Connell uses 200-pound monofilament with bait fish on a hook. He will use a barbed harpoon to give himself insurance line once the fish nears the boat.
Connell uses 200-pound monofilament with bait fish on a hook. He will use a barbed harpoon to give himself insurance line once the fish nears the boat.
Todd Bookman/NHPR

Onboard the Figment, we shared a tin straight out of the can with a plastic fork. But you can eat it how you’d like: Just don’t mask the flavors with mayonnaise, he pleads.

“One of my favorites is just a piece of sourdough bread in the pan with the oil. Let that toast, put the tuna right on top of that sourdough,” he says. “And make sure you're sitting down.”

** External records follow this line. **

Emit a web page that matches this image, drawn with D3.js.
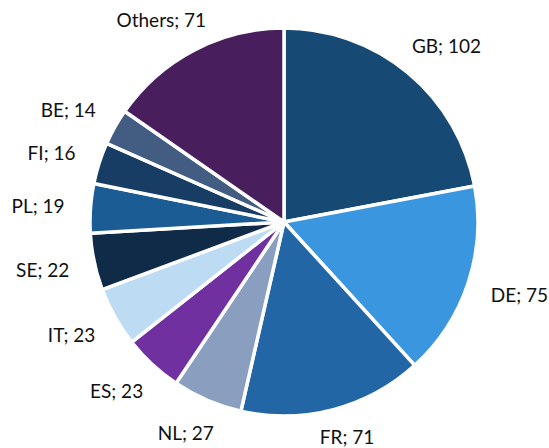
<!DOCTYPE html>
<html>
<head>
<meta charset="UTF-8" />
<script src="https://d3js.org/d3.v7.min.js"></script>
<style>
  body { margin: 0; background: #fff; }
  text { font-family: Lato, "Open Sans", sans-serif; font-size: 19px; fill: #111; }
</style>
</head>
<body>
<div id="chart"></div>
<script>
  // data, clockwise from 12 o'clock
  const countries = ['GB', 'DE', 'FR', 'NL', 'ES', 'IT', 'SE', 'PL', 'FI', 'BE', 'Others']
  const counts = [102, 75, 71, 27, 23, 23, 22, 19, 16, 14, 71]
  const colors = ['#164a75', '#3a96de', '#2366a6', '#8a9ec0', '#7030a0', '#bddcf4',
                  '#0f2b48', '#1b5c94', '#173d64', '#425c82', '#481e5c']

  const width = 549, height = 448
  const cx = 284, cy = 222, radius = 194

  const svg = d3.select('#chart').append('svg')
    .attr('width', width)
    .attr('height', height)

  const g = svg.append('g').attr('transform', `translate(${cx}, ${cy})`)

  const table = countries.map((c, i) => ({ name: c, value: counts[i], color: colors[i] }))

  const pie = d3.pie().value(d => d.value).sort(null)
  const arc = d3.arc().innerRadius(0).outerRadius(radius)
  const arcs = pie(table)

  g.selectAll('path')
    .data(arcs)
    .join('path')
    .attr('d', arc)
    .attr('fill', d => d.data.color)
    .attr('stroke', '#fff')
    .attr('stroke-width', 3.5)
    .attr('stroke-linejoin', 'round')

  // labels: anchor point just outside the rim, box pushed outward
  const labelR = radius + 26
  const labels = g.selectAll('text.lbl')
    .data(arcs)
    .join('text')
    .attr('class', 'lbl')
    .attr('text-anchor', 'middle')
    .attr('dominant-baseline', 'central')
    .text(d => d.data.name + '; ' + d.data.value)

  labels.each(function (d) {
    const a = (d.startAngle + d.endAngle) / 2
    const w = this.getComputedTextLength()
    const h = 18
    let px = Math.sin(a) * labelR + Math.sin(a) * w / 2
    let py = -Math.cos(a) * labelR - Math.cos(a) * h / 2
    // keep inside the svg
    px = Math.min(px, width - cx - 1 - w / 2)
    px = Math.max(px, -cx + 1 + w / 2)
    py = Math.min(py, height - cy - 12)
    d3.select(this).attr('x', px).attr('y', py)
  })
</script>
</body>
</html>
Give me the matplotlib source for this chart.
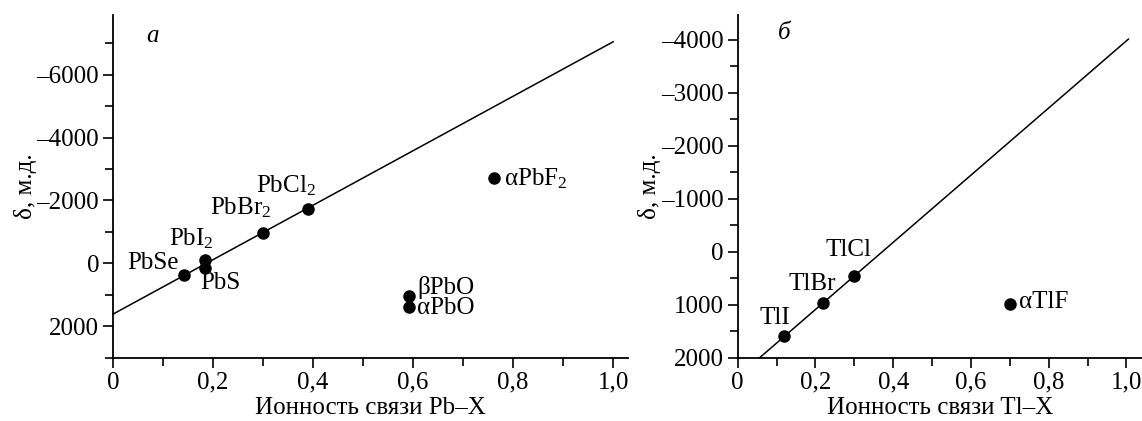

Tinned fish is having a moment in culinary circles, and a few food influencers have found Connell’s products on Instagram. With fresh blood splattered on the deck of the boat, sipping out of a coffee mug that likely hadn’t been washed since last summer, Connell doesn’t look like the influencer type.

“I'm more of a ‘suggester,’ yeah,” he says. “ ‘Hey, why don't you do that?’ I sound like my dad.”

Connell’s father was in the restaurant business; that’s where he gets a lot of his ambition and creativity from, he says.

But perspective is what’s needed most on a boat in the ocean by yourself in the middle of the night. He’s not in charge. The water isn’t his.

“You go four days without a fish, you start to pull your hair out, remodel the boat, upend everything. Bloody knuckles kind of stuff,” he says. “There's nothing that I could do that would cataclysmically change the way a tuna behaves, you know? So it's really just time.”